From Daniel Mackintosh   24 December 1880

36 Whitford Road, | Tranmere, | Birkenhead

Dec. 24th 1880

Dear Sir,—

I have to thank you for lending me the American pamphlet which has caused me to add to what I have already written, the enclosed remarks of which I have retained a copy, & which you need not return.1

Mr. Strahan of the Geol. Survey, has described in some memoir (as he has informed me) somewhat similar phenomena to those on Moel Tryfan which he observed in Cheshire in thin layers of Keuper marl, and which he feels sure must have been caused by floating ice.2

Yours truly, | D. Mackintosh.

[Enclosure]

Bent and shattered edges of Slaty Laminæ

The section in which these appearances occur bears no real resemblance to some which have been found in districts where traces of ice-action are absent, in England, the United States, &c.
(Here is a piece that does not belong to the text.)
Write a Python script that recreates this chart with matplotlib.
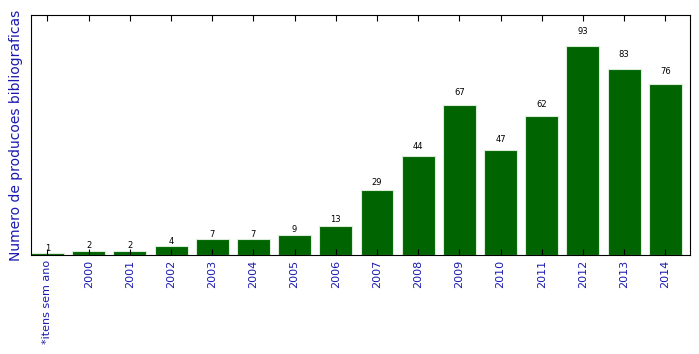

The finely laminated sand on Moel Tryfan shews no sign of having been disturbed by the percolation of rain-water or frost, while the numerous shell-fragments arranged, along with very small pebbles, in continuous layers, have probably been preserved (as Darbishire long ago suggested)3 by the clay above the sand (which last spring was about ten feet thick) preventing the downward passage of acidulated rain-water. The erratic stones on Moel Tryfan could only have been brought by ice which must have stranded on the mountain before it could have left its erratic freight; and why have recourse to any other cause for the bending and shattering of the slates, seeing that ice not only capable of accomplishing the task, but likewise of producing the wonderful associated phenomena, must at one time have been present.
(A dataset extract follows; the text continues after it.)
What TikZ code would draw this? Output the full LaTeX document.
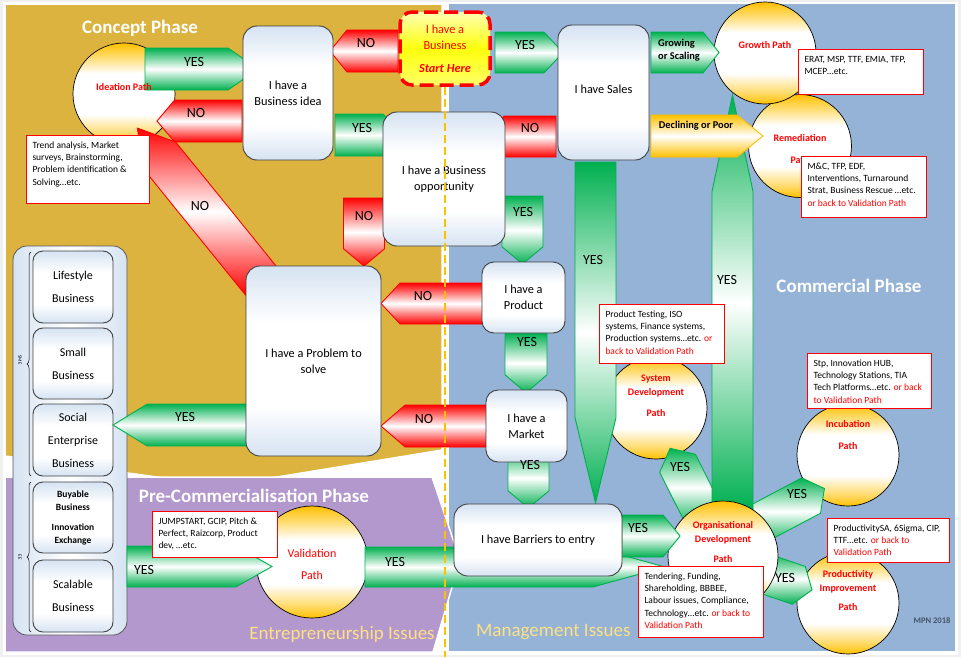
\documentclass[tikz,border=0pt]{standalone}
\usepackage{fontspec}
\setmainfont{Carlito}
\usetikzlibrary{shapes.arrows, decorations.pathreplacing}

\definecolor{conceptgold}{RGB}{219,179,62}
\definecolor{commblue}{RGB}{149,179,215}
\definecolor{precpurple}{RGB}{178,152,204}
\definecolor{boxblue}{RGB}{214,227,242}
\definecolor{pathorange}{RGB}{255,192,0}
\definecolor{yesgreen}{RGB}{0,176,80}
\definecolor{issuecream}{RGB}{255,224,130}
\definecolor{mpnblue}{RGB}{68,84,106}
\definecolor{boxedge}{RGB}{64,64,64}

\pgfdeclareverticalshading{pathshade}{100bp}{color(0bp)=(pathorange); color(25bp)=(pathorange);
  color(31bp)=(pathorange!55!white); color(40bp)=(white); color(60bp)=(white);
  color(68bp)=(pathorange!55!white); color(75bp)=(pathorange); color(100bp)=(pathorange)}
\pgfdeclareverticalshading{stepshade}{100bp}{color(0bp)=(boxblue); color(25bp)=(boxblue);
  color(38bp)=(white); color(60bp)=(white); color(75bp)=(boxblue); color(100bp)=(boxblue)}

\tikzset{
  stepbox/.style={rectangle, rounded corners=14pt, draw=boxedge, line width=0.9pt,
    shading=stepshade, align=center, font=\fontsize{12.3}{16}\selectfont, inner sep=2pt},
  typebox/.style={stepbox, rounded corners=10pt, minimum width=80pt, font=\fontsize{12}{23}\selectfont},
  startbox/.style={rectangle, rounded corners=12pt, draw=red, line width=3.5pt,
    dash pattern=on 14pt off 6pt, top color=yellow!30, bottom color=yellow!60, middle color=yellow!95,
    text=red, align=center, font=\fontsize{12.3}{16}\selectfont},
  pathcircle/.style={circle, draw=black, line width=0.7pt, shading=pathshade, inner sep=0pt},
  pathtext/.style={text=red, font=\bfseries\fontsize{10}{14}\selectfont, align=center, inner sep=0pt},
  infobox/.style={rectangle, draw=red, line width=1pt, fill=white, anchor=north west,
    inner xsep=6pt, inner ysep=4pt, font=\fontsize{9.5}{12.4}\selectfont},
  blockarrow/.style={single arrow, single arrow head extend=0pt, anchor=tail,
    inner sep=0pt, outer sep=0pt, line width=0.9pt},
  yesarrow/.style={blockarrow, draw=yesgreen, top color=yesgreen, bottom color=yesgreen, middle color=white},
  noarrow/.style={blockarrow, draw=red, top color=red, bottom color=red, middle color=white},
  poorarrow/.style={blockarrow, draw=pathorange, top color=pathorange, bottom color=pathorange, middle color=white},
  arrowtext/.style={font=\fontsize{14}{14}\selectfont, inner sep=0pt},
  phasetitle/.style={text=white, font=\bfseries\fontsize{19}{19}\selectfont, inner sep=0pt},
  issuetitle/.style={text=issuecream, font=\fontsize{19}{19}\selectfont, inner sep=0pt},
}

\newcommand{\infolines}[3]{\parbox[t][#2][t]{#1}{\begin{tabular}{@{}l@{}}#3\end{tabular}}}

\begin{document}
\begin{tikzpicture}[x=1pt, y=-1pt]
    \useasboundingbox (0,0) rectangle (961,657);

    % Phase panels
    \fill[gray!12] (0,0) rectangle (961,657);
    \fill[white] (3,2) rectangle (958,655);
    \fill[commblue] (449,4) rectangle (955,651);
    \filldraw[fill=conceptgold, draw=white, line width=1.5pt]
        (5,4) -- (442,4) -- (442,450) -- (222,486) -- (5,456) -- cycle;
    \filldraw[fill=precpurple, draw=white, line width=1.5pt]
        (5,477) -- (432,477) -- (460,560) -- (433,652) -- (5,652) -- cycle;

    % Business types
    \node[rectangle, rounded corners=14pt, draw=gray!70!black, line width=0.8pt,
        left color=boxblue, right color=boxblue, middle color=white,
        minimum width=114pt, minimum height=389pt] (typepanel) at (70,440.5) {};
    \node[typebox, minimum height=72pt] (lifestyle) at (73,287) {Lifestyle\\Business};
    \node[typebox, minimum height=71pt] (small) at (73,363.5) {Small\\Business};
    \node[typebox, minimum height=72pt] (social) at (73,440) {Social\\Enterprise\\Business};
    \node[typebox, minimum height=71pt, font=\bfseries\fontsize{9.5}{13}\selectfont] (buyable) at (73,517.5)
        {Buyable\\Business\\[7pt]Innovation\\Exchange};
    \node[typebox, minimum height=72pt] (scalable) at (73,596) {Scalable\\Business};
    \draw[decorate, decoration={brace, amplitude=4pt}, line width=0.5pt] (31,476) -- (31,252);
    \draw[decorate, decoration={brace, amplitude=4pt}, line width=0.5pt] (31,632) -- (31,482);
    \node[rotate=-90, font=\fontsize{5}{5}\selectfont, inner sep=0pt] (smelabel) at (20,360) {SME};
    \node[rotate=-90, font=\fontsize{5}{5}\selectfont, inner sep=0pt] (eelabel) at (20,557) {EE};

    % Paths
    \node[pathcircle, minimum size=102pt] (ideation) at (124,94) {};
    \node[pathcircle, minimum size=103pt] (remediation) at (800,146) {};
    \node[pathcircle, minimum size=102pt] (growth) at (765,53) {};
    \node[pathcircle, minimum size=102pt] (system) at (656,408) {};
    \node[pathcircle, minimum size=102pt] (incubation) at (848,455) {};
    \node[pathcircle, minimum size=102pt] (productivity) at (848,603) {};
    \node[pathcircle, minimum size=112pt] (validation) at (312,562) {};

    % Arrows leaving organisational development
    \node[yesarrow, rotate=116.6, minimum height=78pt, minimum width=40pt, single arrow tip angle=100] (os) at (705,518) {};
    \node[yesarrow, rotate=28, minimum height=82pt, minimum width=40pt, single arrow tip angle=106] (oi) at (752,527) {};
    \node[yesarrow, rotate=-19, minimum height=55pt, minimum width=40pt, single arrow tip angle=110] (op) at (760,572) {};
    \node[yesarrow, rotate=90, minimum height=415pt, minimum width=41pt, single arrow tip angle=24] (or) at (732.5,510) {};
    \node[pathcircle, minimum size=110pt] (orgdev) at (723,556) {};

    % Other arrows
    \node[noarrow, rotate=129, minimum height=198pt, minimum width=42pt, single arrow tip angle=62] (pi) at (262,282) {};
    \node[yesarrow, minimum height=113pt, minimum width=42pt, single arrow tip angle=70] (ib) at (145,69) {};
    \node[noarrow, rotate=180, minimum height=85pt, minimum width=42pt, single arrow tip angle=100] (bi) at (242,121) {};
    \node[noarrow, rotate=180, minimum height=68pt, minimum width=42pt, single arrow tip angle=102] (sb) at (398,51) {};
    \node[yesarrow, minimum height=68pt, minimum width=42pt, single arrow tip angle=93] (bo) at (335,135) {};
    \node[yesarrow, minimum height=68pt, minimum width=41pt, single arrow tip angle=94] (ss) at (495,52.5) {};
    \node[yesarrow, minimum height=68pt, minimum width=41pt, single arrow tip angle=104] (sg) at (651,52.5) {};
    \node[poorarrow, minimum height=112pt, minimum width=42pt, single arrow tip angle=78] (sr) at (651,136) {};
    \node[noarrow, rotate=180, minimum height=68pt, minimum width=41pt, single arrow tip angle=104] (so) at (556,136.5) {};
    \node[noarrow, rotate=270, minimum height=68pt, minimum width=41pt, single arrow tip angle=100] (opr) at (364,198) {};
    \node[yesarrow, rotate=270, minimum height=68pt, minimum width=41pt, single arrow tip angle=100] (opd) at (522.5,196) {};
    \node[noarrow, rotate=180, minimum height=103pt, minimum width=41pt, single arrow tip angle=94] (pdp) at (484,303.5) {};
    \node[yesarrow, rotate=270, minimum height=60pt, minimum width=42pt, single arrow tip angle=98] (pdm) at (526,333) {};
    \node[noarrow, rotate=180, minimum height=106pt, minimum width=42pt, single arrow tip angle=82] (mp) at (487,426) {};
    \node[yesarrow, rotate=270, minimum height=60pt, minimum width=41pt, single arrow tip angle=100] (mb) at (528.5,448) {};
    \node[yesarrow, rotate=270, minimum height=341pt, minimum width=41pt, single arrow tip angle=27] (sbe) at (595.5,162) {};
    \node[yesarrow, rotate=180, minimum height=134pt, minimum width=42pt, single arrow tip angle=63] (ps) at (247,425) {};
    \node[yesarrow, minimum height=145pt, minimum width=41pt, single arrow tip angle=59] (ev) at (127,566.5) {};
    \node[yesarrow, minimum height=300pt, minimum width=40pt, single arrow tip angle=31] (vo) at (365,567) {};
    \node[yesarrow, minimum height=58pt, minimum width=42pt, single arrow tip angle=102] (bto) at (622,536) {};

    % Path names
    \node[pathtext] (ideationtxt) at (124,87) {Ideation Path};
    \node[pathtext] (growthtxt) at (765,45) {Growth Path};
    \node[pathtext] (remedtxt) at (800,149) {Remediation\\[8pt]Path};
    \node[pathtext] (systemtxt) at (656,395.5) {System\\Development\\[7pt]Path};
    \node[pathtext] (incubtxt) at (848,435) {Incubation\\[8pt]Path};
    \node[pathtext] (prodtxt) at (848,591) {Productivity\\Improvement\\[5pt]Path};
    \node[pathtext] (orgtxt) at (723,542) {Organisational\\Development\\[6pt]Path};
    \node[pathtext, font=\fontsize{12}{14}\selectfont] (validtxt) at (312,564) {Validation\\[8pt]Path};

    % Stages
    \node[stepbox, minimum width=90pt, minimum height=134pt] (idea) at (288,93) {I have a\\Business idea};
    \node[startbox, minimum width=90pt, minimum height=73pt] (start) at (445,48.5)
        {I have a\\Business\\[7pt]\textbf{\textit{Start Here}}};
    \node[stepbox, minimum width=91pt, minimum height=135pt] (sales) at (603.5,92.5) {\raisebox{7pt}{I have Sales}};
    \node[stepbox, minimum width=122pt, minimum height=134pt] (opp) at (444,179) {I have a Business\\opportunity};
    \node[stepbox, rounded corners=12pt, minimum width=83pt, minimum height=71pt] (product) at (523.5,297.5) {I have a\\Product};
    \node[stepbox, rounded corners=12pt, minimum width=81pt, minimum height=72pt] (market) at (526.5,426) {I have a\\Market};
    \node[stepbox, minimum width=135pt, minimum height=190pt] (problem) at (313.5,361) {I have a Problem to\\solve};
    \node[stepbox, minimum width=168pt, minimum height=72pt] (barriers) at (538,540) {I have Barriers to entry};

    % Support lists
    \node[infobox] (ideabox) at (26,135) {\infolines{111pt}{60pt}{Trend analysis, Market\\ surveys, Brainstorming,\\ Problem identification \&\\ Solving…etc.}};
    \node[infobox] (growthbox) at (798,49) {\infolines{113pt}{37pt}{ERAT, MSP, TTF, EMIA, TFP,\\ MCEP…etc.}};
    \node[infobox] (remedbox) at (801,156) {\infolines{113pt}{53pt}{M\&C, TFP, EDF,\\ Interventions, Turnaround\\ Strat, Business Rescue …etc.\\ \textcolor{red}{or back to Validation Path}}};
    \node[infobox] (sysbox) at (599,304) {\infolines{113pt}{51pt}{Product Testing, ISO\\ systems, Finance systems,\\ Production systems…etc. \textcolor{red}{or}\\ \textcolor{red}{back to Validation Path}}};
    \node[infobox] (incubox) at (807,353) {\infolines{112pt}{47pt}{Stp, Innovation HUB,\\ Technology Stations, TIA\\ Tech Platforms…etc. \textcolor{red}{or back}\\ \textcolor{red}{to Validation Path}}};
    \node[infobox] (prodbox) at (827,518) {\infolines{110pt}{36pt}{ProductivitySA, 6Sigma, CIP,\\ TTF…etc. \textcolor{red}{or back to}\\ \textcolor{red}{Validation Path}}};
    \node[infobox] (orgbox) at (638,566) {\infolines{113pt}{63pt}{Tendering, Funding,\\ Shareholding, BBBEE,\\ Labour issues, Compliance,\\ Technology…etc. \textcolor{red}{or back to}\\ \textcolor{red}{Validation Path}}};
    \node[infobox] (valbox) at (152,511) {\infolines{113pt}{38pt}{JUMPSTART, GCIP, Pitch \&\\ Perfect, Raizcorp, Product\\ dev, …etc.}};

    % Phase divider
    \coordinate (divbottom) at (445,657);
    \draw[pathorange, line width=1.6pt, dash pattern=on 8pt off 4pt] (start.south) -- (divbottom);

    % Arrow labels
    \node[arrowtext] (ibt) at (194,62) {YES};
    \node[arrowtext] (bit) at (196,113) {NO};
    \node[arrowtext] (sbt) at (366,43) {NO};
    \node[arrowtext] (bot) at (362,128) {YES};
    \node[arrowtext] (sst) at (525,45) {YES};
    \node[anchor=west, align=left, font=\bfseries\fontsize{10.4}{13}\selectfont, inner sep=0pt] (sgt) at (658,50.5) {Growing\\or Scaling};
    \node[font=\bfseries\fontsize{10.4}{13}\selectfont, inner sep=0pt] (srt) at (696,126) {Declining or Poor};
    \node[arrowtext] (sot) at (530,128) {NO};
    \node[arrowtext] (oprt) at (364,216) {NO};
    \node[arrowtext] (opdt) at (523,212) {YES};
    \node[arrowtext] (pdpt) at (423,296) {NO};
    \node[arrowtext] (pdmt) at (527,342) {YES};
    \node[arrowtext] (mpt) at (424,419) {NO};
    \node[arrowtext] (mbt) at (530,465) {YES};
    \node[arrowtext] (sbet) at (593,260) {YES};
    \node[arrowtext] (ort) at (727,280) {YES};
    \node[arrowtext] (pst) at (185,417) {YES};
    \node[arrowtext] (evt) at (144,570) {YES};
    \node[arrowtext] (vot) at (395,562) {YES};
    \node[arrowtext] (btot) at (638,528) {YES};
    \node[arrowtext] (ost) at (680,467) {YES};
    \node[arrowtext] (oit) at (797,494) {YES};
    \node[arrowtext] (opt) at (785,578) {YES};
    \node[arrowtext] (pit) at (200,206) {NO};

    % Titles
    \node[phasetitle] (concept) at (140,28) {Concept Phase};
    \node[phasetitle] (commercial) at (849,286) {Commercial Phase};
    \node[phasetitle] (precomm) at (254,496) {Pre-Commercialisation Phase};
    \node[issuetitle] (entre) at (342,634) {Entrepreneurship Issues};
    \node[issuetitle, anchor=west] (mgmt) at (476,632) {Management Issues};
    \node[font=\bfseries\fontsize{8.5}{8.5}\selectfont, text=mpnblue, inner sep=0pt] (mpn) at (932,621) {MPN 2018};
\end{tikzpicture}
\end{document}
(The upper limit of the bent part of the slates inclines a very little, but not the line marking the commencement of the bending, somwhat like this—)

diagram

Footnotes

Aubrey Strahan, an assistant geologist with the Geological Survey of England and Wales, described the deposits in ‘On the lower Keuper sandstone of Cheshire’, but did not mention floating ice; he argued that the regularity of the bedding suggested ‘deposition in tranquil water’ (Strahan 1881, p. 397).
Robert Dukinfield Darbishire, in his paper ‘On the marine shells in stratified drift at high levels on Moel Tryfaen, Carnarvonshire’ (Darbishire 1863, p. 178), had suggested that the sandy clay tended to preserve the fossil shells found below.

Bibliography

Darbishire, Robert Dukinfield. 1863. On marine shells in stratified drift at high levels on Moel Tryfaen, Caernarvonshire. [Read 3 November 1863.] Proceedings of the Literary and Philosophical Society of Manchester 3 (1862–4): 177–81.

Kerr, Washington Caruthers. 1880. The gold gravels of North Carolina—their structure and origin. Transactions of the American Institute of Mining Engineers 8 (1879–80): 462–6.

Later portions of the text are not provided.